Start with the line that contains "Give me the Altair source for this chart." and end with the line that contains "import pandas as pd"; retype those lines and the ones between them exactly, without any pictures.
● ● ● ● ● ● ●
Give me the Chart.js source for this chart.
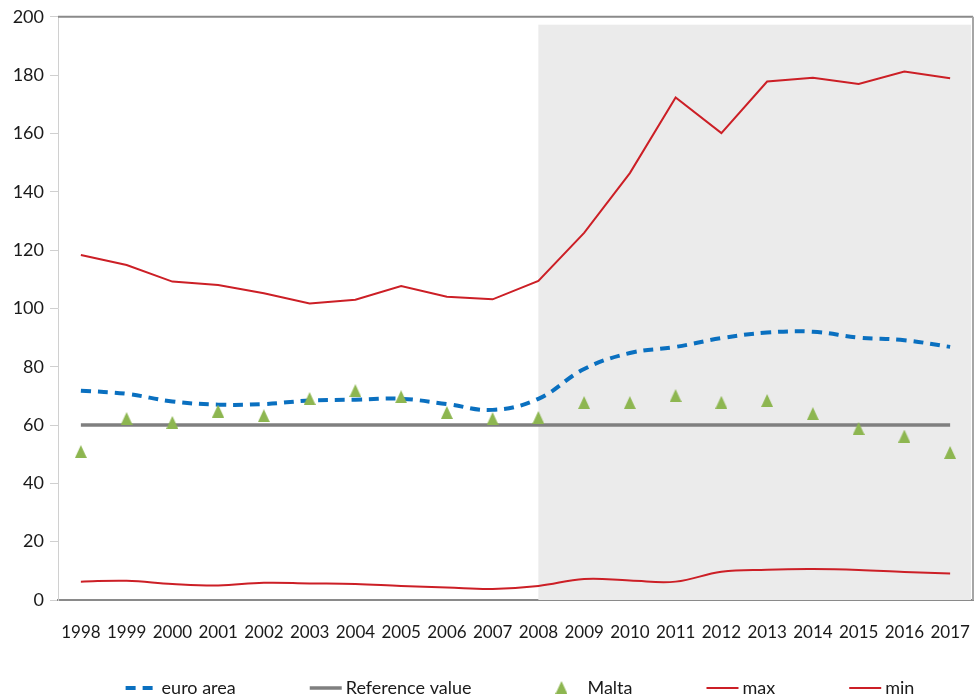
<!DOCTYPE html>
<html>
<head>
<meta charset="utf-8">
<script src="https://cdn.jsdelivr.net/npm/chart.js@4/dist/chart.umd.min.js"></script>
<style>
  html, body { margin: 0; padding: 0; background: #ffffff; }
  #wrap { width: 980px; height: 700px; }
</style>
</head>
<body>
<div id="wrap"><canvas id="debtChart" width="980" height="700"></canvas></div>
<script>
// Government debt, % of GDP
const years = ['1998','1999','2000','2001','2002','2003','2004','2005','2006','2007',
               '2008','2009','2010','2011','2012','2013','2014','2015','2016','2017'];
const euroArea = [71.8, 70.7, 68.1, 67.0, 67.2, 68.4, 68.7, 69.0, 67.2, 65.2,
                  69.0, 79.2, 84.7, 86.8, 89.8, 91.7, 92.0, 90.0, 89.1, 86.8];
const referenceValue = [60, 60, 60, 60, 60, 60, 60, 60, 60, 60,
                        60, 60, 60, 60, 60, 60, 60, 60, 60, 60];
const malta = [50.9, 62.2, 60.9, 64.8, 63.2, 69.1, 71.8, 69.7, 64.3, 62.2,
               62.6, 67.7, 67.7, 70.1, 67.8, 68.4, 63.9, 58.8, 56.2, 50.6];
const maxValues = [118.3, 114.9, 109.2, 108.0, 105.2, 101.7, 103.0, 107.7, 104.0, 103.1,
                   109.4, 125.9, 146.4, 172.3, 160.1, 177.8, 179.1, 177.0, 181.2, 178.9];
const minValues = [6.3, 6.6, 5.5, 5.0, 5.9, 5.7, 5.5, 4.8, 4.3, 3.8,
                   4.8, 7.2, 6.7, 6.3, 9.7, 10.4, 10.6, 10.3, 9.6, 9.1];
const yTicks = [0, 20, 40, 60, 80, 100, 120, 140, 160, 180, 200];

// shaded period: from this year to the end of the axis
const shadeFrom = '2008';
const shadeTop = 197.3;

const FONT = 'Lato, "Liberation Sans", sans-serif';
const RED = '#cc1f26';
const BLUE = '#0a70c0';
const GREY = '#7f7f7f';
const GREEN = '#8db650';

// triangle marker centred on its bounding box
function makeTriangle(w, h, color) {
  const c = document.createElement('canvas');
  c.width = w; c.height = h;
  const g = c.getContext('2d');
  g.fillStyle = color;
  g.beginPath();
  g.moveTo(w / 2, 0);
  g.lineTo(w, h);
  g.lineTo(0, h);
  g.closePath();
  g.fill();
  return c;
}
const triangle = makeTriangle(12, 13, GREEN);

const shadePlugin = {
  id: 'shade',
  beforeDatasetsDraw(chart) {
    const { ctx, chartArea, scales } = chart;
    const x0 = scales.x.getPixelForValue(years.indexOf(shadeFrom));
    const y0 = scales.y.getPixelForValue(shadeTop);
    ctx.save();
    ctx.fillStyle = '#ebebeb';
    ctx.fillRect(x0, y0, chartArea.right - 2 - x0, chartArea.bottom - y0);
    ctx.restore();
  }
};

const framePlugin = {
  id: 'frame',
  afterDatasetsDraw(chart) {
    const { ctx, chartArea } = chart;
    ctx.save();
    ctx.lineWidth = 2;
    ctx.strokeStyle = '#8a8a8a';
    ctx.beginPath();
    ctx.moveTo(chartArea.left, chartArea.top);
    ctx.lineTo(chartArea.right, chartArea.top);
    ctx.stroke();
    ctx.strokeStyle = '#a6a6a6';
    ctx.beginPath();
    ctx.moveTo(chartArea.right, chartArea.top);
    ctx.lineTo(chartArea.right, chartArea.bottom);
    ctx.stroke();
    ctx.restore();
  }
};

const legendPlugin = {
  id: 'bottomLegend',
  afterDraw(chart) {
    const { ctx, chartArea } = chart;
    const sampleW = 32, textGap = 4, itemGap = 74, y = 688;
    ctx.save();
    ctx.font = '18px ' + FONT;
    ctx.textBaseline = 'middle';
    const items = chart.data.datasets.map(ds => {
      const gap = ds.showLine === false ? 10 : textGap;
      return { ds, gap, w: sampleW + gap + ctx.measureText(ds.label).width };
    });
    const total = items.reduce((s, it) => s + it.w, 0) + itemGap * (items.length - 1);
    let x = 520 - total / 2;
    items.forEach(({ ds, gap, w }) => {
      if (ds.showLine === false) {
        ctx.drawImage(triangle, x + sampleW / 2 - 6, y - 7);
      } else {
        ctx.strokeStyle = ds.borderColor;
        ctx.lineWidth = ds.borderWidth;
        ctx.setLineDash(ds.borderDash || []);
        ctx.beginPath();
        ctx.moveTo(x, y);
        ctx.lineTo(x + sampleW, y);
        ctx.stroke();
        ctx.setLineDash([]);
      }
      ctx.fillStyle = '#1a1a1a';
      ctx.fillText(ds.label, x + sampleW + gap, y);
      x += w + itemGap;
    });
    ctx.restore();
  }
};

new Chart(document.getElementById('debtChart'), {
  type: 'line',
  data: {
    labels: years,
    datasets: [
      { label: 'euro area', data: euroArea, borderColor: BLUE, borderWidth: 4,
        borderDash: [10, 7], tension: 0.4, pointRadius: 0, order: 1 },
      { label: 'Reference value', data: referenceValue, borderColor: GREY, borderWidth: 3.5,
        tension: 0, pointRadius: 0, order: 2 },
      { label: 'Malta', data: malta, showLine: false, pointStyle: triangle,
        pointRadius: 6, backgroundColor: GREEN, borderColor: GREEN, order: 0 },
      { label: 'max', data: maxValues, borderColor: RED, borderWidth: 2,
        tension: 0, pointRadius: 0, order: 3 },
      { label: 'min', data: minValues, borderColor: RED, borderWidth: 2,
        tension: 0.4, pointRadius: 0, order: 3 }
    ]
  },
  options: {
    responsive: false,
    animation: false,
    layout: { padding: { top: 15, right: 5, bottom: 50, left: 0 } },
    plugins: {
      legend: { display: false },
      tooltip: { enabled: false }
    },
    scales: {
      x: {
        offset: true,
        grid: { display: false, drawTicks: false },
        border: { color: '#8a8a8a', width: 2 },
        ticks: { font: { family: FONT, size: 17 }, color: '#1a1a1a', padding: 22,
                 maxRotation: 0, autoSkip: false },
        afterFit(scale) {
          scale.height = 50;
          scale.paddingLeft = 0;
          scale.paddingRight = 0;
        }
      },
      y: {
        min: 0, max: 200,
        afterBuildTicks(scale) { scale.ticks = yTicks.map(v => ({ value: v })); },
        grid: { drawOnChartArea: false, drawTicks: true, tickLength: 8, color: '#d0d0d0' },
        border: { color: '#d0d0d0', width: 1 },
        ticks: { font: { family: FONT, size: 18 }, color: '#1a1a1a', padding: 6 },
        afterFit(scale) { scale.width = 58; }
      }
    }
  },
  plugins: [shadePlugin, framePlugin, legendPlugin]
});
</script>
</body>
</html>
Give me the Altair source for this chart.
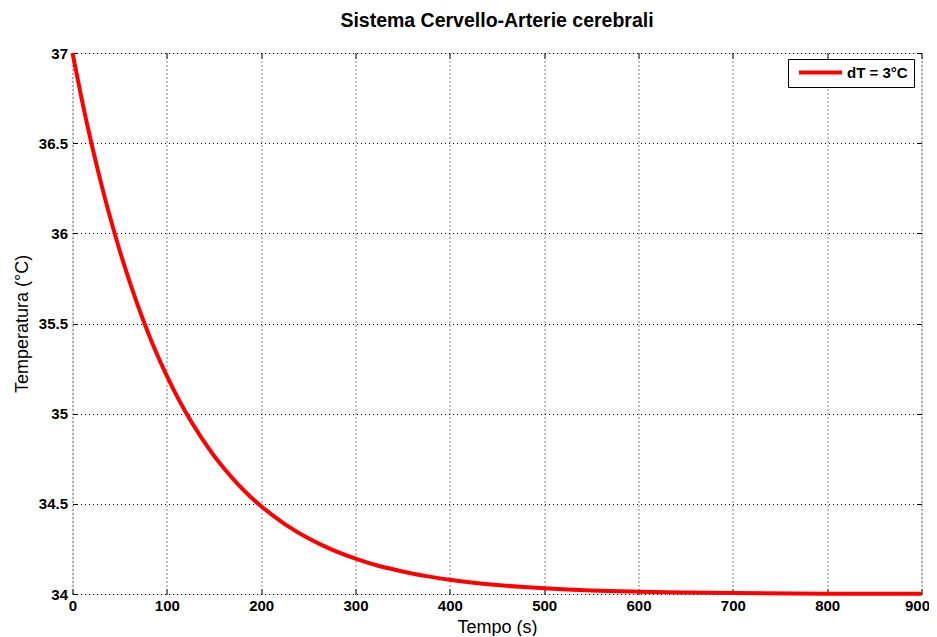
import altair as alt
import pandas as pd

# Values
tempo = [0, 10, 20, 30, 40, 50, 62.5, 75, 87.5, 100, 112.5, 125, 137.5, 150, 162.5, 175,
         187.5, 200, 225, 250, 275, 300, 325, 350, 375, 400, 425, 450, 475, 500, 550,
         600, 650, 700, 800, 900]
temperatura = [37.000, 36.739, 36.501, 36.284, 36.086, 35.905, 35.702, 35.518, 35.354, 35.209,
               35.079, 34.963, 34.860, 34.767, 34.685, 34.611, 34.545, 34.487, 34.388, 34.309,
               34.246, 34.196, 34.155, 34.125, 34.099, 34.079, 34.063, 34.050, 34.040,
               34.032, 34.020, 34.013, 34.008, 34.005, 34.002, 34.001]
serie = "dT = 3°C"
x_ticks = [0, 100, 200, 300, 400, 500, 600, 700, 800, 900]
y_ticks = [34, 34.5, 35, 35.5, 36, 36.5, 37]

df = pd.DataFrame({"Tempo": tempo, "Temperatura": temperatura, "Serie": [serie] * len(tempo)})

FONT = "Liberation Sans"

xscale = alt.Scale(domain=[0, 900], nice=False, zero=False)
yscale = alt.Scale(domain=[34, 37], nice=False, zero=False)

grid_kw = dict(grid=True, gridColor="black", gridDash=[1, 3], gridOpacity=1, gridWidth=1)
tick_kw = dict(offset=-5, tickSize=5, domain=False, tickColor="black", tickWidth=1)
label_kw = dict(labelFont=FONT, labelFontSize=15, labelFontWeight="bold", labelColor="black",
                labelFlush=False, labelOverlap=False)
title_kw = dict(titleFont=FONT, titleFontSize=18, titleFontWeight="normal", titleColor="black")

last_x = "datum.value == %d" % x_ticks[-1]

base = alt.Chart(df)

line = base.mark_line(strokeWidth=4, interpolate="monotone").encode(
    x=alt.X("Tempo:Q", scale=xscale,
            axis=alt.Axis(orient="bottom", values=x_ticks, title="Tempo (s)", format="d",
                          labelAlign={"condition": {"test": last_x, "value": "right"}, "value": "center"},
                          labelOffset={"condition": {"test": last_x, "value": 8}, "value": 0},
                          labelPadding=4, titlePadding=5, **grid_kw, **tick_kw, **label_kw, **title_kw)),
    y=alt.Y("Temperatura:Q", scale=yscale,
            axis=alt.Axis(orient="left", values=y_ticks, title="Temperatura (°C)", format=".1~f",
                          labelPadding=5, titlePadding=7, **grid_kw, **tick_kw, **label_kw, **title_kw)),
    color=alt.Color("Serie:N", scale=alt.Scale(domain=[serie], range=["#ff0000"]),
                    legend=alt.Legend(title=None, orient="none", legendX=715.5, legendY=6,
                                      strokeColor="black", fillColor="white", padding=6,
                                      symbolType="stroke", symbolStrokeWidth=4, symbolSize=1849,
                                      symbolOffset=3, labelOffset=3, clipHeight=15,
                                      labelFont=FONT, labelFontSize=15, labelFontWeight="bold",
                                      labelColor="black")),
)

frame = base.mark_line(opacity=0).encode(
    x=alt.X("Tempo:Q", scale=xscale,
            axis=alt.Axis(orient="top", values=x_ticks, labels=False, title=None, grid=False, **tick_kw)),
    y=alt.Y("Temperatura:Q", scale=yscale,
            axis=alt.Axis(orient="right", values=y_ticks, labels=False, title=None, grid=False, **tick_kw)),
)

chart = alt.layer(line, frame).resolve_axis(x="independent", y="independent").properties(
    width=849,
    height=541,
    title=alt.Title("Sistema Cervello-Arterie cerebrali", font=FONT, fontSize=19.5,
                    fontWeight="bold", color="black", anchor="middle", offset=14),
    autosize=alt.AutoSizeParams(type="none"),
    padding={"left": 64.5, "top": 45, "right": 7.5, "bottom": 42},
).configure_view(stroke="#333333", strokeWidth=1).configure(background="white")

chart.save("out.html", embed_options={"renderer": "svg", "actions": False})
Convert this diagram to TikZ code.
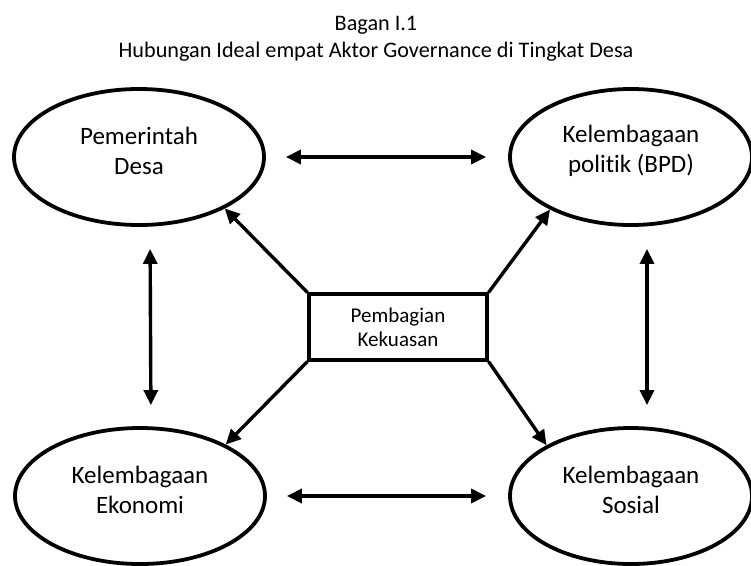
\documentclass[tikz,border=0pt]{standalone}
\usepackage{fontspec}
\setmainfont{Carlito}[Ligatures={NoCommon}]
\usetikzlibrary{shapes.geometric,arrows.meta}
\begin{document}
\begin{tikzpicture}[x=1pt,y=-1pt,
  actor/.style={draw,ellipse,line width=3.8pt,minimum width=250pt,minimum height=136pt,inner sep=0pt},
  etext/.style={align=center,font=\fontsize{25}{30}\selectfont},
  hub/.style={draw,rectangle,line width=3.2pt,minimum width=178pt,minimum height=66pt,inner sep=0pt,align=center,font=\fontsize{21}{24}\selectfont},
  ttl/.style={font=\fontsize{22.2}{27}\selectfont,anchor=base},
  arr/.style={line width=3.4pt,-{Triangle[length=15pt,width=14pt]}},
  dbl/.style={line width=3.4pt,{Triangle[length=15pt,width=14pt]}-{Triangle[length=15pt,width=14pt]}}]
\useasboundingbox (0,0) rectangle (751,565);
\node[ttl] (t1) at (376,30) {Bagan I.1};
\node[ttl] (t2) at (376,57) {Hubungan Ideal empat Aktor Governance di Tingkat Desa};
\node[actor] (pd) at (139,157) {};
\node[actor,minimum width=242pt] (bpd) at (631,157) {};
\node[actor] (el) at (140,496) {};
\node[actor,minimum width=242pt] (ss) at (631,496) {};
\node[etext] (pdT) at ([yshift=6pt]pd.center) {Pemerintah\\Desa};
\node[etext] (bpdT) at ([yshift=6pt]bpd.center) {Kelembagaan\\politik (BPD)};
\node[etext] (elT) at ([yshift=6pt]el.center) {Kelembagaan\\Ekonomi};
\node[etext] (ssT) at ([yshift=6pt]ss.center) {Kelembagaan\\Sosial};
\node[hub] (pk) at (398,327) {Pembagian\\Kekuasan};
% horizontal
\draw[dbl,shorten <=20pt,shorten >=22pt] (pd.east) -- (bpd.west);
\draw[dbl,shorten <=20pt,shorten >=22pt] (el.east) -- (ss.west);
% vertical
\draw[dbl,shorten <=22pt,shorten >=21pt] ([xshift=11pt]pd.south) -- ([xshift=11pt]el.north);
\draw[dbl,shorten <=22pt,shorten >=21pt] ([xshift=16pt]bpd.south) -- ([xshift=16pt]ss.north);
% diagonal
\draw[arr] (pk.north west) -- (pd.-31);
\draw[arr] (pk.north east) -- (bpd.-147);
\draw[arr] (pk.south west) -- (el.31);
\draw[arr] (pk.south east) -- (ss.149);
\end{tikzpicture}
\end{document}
● ● ● ● ● ● ●
■ Completed exercise ■
Give me the Altair source for this chart.
import altair as alt
import pandas as pd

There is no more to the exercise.